Besides that, look at companies like Sony, Yamaha, and the like. Sony makes consumer electronics, computers, movies, music CDs, life insurance, banks, magazines, and on and on and on. Yamaha is so diverse that they make everything from motorcycles to saxaphones. Those two companies have more direct and indierect employees than Apple and Microsoft combined, by far, yet make less money than either.

I'm also reminded of the AOL/TimeWarner deal, which was actually AOL buying Time Warner, despite AOL being a simple online service and Time Warner being involved in magazines, TV networks, movies, video games, etc. Time Warner had way more assets and employees than AOL, yet AOL made more profit and had way higher marketcap value at the time.

Which is to say that generally the whole system is out of whack, kind of. ;)

Reply Parent Score: 3

RE[3]: In plain English
by galvanash on Wed 10th Oct 2012 21:51 in reply to "RE[2]: In plain English"
galvanash Member since:

It's not so ridiculous that Apple makes more money despite having fewer employees when you stop to think about the average salary of Apple's direct AND indirect employees.

I realize that it is not a completely uncommon phenomena. What I mean is that it is ridiculous to Microsoft's board - in the sense that a little over 15 years ago Apple was essentially roadkill that MS was throwing chump-change to in order to keep afloat. 7 years ago they start showing substantial signs of life and begin growing rapidly, and now they have essentially passed Microsoft up. The MS board is essentially asking themselves what the f*ck happened?

I just mean if you are Microsoft you have to be questioning your business strategy right about now... What they have been doing for the last 5 years may be considered by some to be "working", but it isn't, by any reasonable definition, working as well as what Apple is doing.

Microsoft could choose to stay the course, but if they do that they will not in any way affect Apple's trajectory- they simply have not, up to this point made any real effort to play in Apple's pool so to speak. They are both tech companies, but they hardly compete with each other because in most markets they are separated by a layer of ineffectual OEMs, and so far in the few examples where that hasn't been the case (Zune) Microsoft lost badly.

I think the reality is that Microsoft has to become a vertically integrated device maker in order to control their own destiny.

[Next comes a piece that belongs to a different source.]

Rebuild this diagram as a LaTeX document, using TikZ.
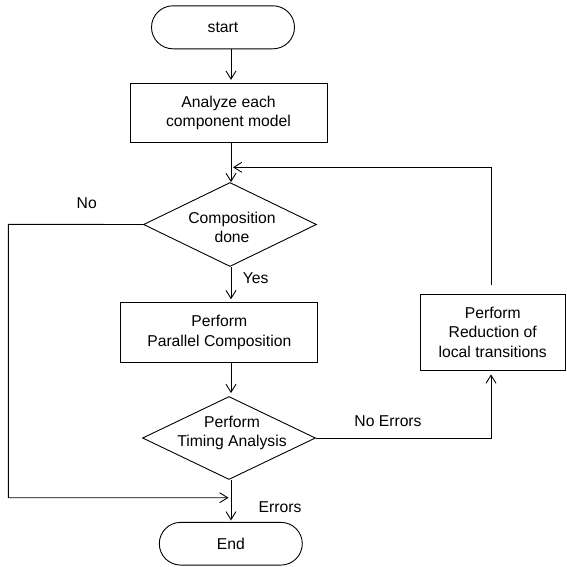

As it is now they are putting their future in the hands of their OEMs - and they all have butter fingers. No matter how crazy and self destructive some people think it sounds, there really isn't another viable course for them.

When Apple introduced the original iPhone, Steve Jobs dropped a quote from Alan Kay during his presentation:

People who are really serious about software should make their own hardware.

I don't think many people took it seriously when he said it, but in hindsight that was a very prophetic statement. I think Microsoft has no choice but to take that advice.